My point of view: this is a real advancement. I’ve always believed that with the right data allowing the LLM to be trained to imitate reasoning, it’s possible to improve its performance. However, this is still pattern matching, and I suspect that this approach may not be very effective for creating true generalization. As a result, once o1 becomes generally available, we will likely notice the persistent hallucinations and faulty reasoning, especially when the problem is sufficiently new or complex, beyond the “reasoning programs” or “reasoning patterns” the model learned during the reinforcement learning phase.
https://www.lycee.ai/blog/openai-o1-release-agi-reasoning
> As a result, once o1 becomes generally available, we will likely notice the persistent hallucinations and faulty reasoning, especially when the problem is sufficiently new or complex, beyond the “reasoning programs” or “reasoning patterns” the model learned during the reinforcement learning phase.

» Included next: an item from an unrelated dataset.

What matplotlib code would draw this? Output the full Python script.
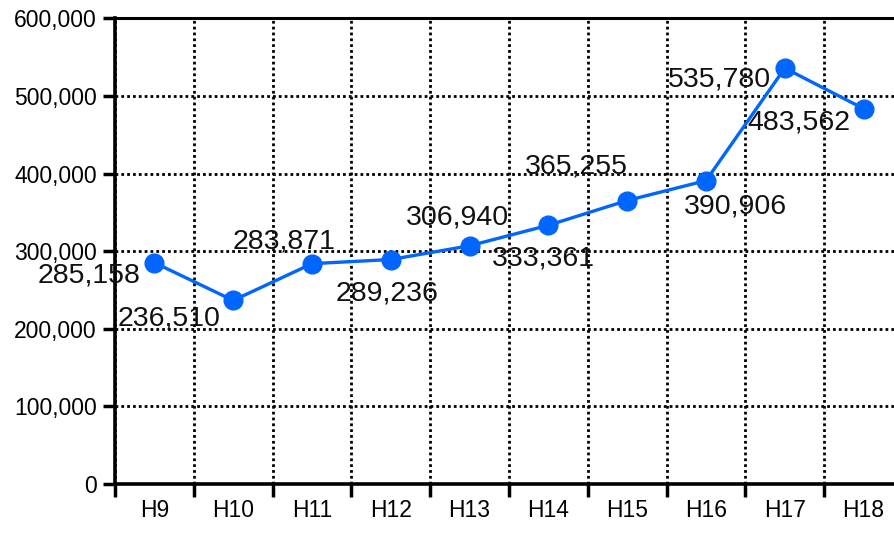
import matplotlib
matplotlib.use('Agg')
import matplotlib.pyplot as plt
from matplotlib.ticker import FuncFormatter

plt.rcParams['font.family'] = ['Liberation Sans', 'DejaVu Sans']

years = ['H9', 'H10', 'H11', 'H12', 'H13', 'H14', 'H15', 'H16', 'H17', 'H18']
values = [285158, 236510, 283871, 289236, 306940, 333361, 365255, 390906, 535780, 483562]
# label offsets from each point, in pixels (dx, dy), dy up
label_offsets = [(-65, -13), (-64, -18), (-28, 22), (-4, -34), (-12, 28),
                 (-5, -33), (-51, 34), (29, -26), (-65, -11), (-65, -14)]

fig = plt.figure(figsize=(8.94, 5.41), dpi=100)
ax = fig.add_axes([115 / 894, 57 / 541, 788 / 894, 465.7 / 541])

x = list(range(len(years)))
ax.plot(x, values, color='#0066FF', linewidth=2.4, marker='o', markersize=13.5, zorder=3)

for xi, v, (dx, dy) in zip(x, values, label_offsets):
    ax.annotate(f'{v:,}', (xi, v), xytext=(dx, dy), textcoords='offset pixels',
                ha='center', va='center', fontsize=20.5, color='#111111', zorder=4)

ax.set_xlim(-0.5, len(years) - 0.5)
ax.set_ylim(0, 600000)
ax.set_yticks(range(0, 600001, 100000))
ax.yaxis.set_major_formatter(FuncFormatter(lambda v, p: f'{int(v):,}'))

# category boundaries carry the ticks and vertical grid
ax.set_xticks([i - 0.5 for i in range(len(years) + 1)])
ax.set_xticklabels([])
ax.set_xticks(x, minor=True)
ax.set_xticklabels(years, minor=True)
ax.tick_params(axis='x', which='minor', length=0, labelsize=16.5, pad=11)
ax.tick_params(axis='x', which='major', length=9, width=2.5, direction='out')
ax.tick_params(axis='y', length=9, width=2.5, direction='out', labelsize=16.5, pad=4)

ax.grid(True, which='major', color='black', linewidth=2.0, linestyle=(0, (1, 1.1)))
ax.set_axisbelow(True)

for s in ax.spines.values():
    s.set_linewidth(2.6)
    s.set_color('black')
ax.spines['top'].set_linewidth(2.2)

fig.savefig('out.png', dpi=100)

I had been using 4o as a rubber ducky for some projects recently. Since I appeared to have access to o1-preview, I decided to go back and redo some of those conversations with o1-preview.
I think your comment is spot on. It's definitely an advancement, but still makes some pretty clear mistakes and does some fairly faulty reasoning. It especially seems to have a hard time with causal ordering, and reasoning about dependencies in a distributed system. Frequently it gets the relationships backwards, leading to hilarious code examples.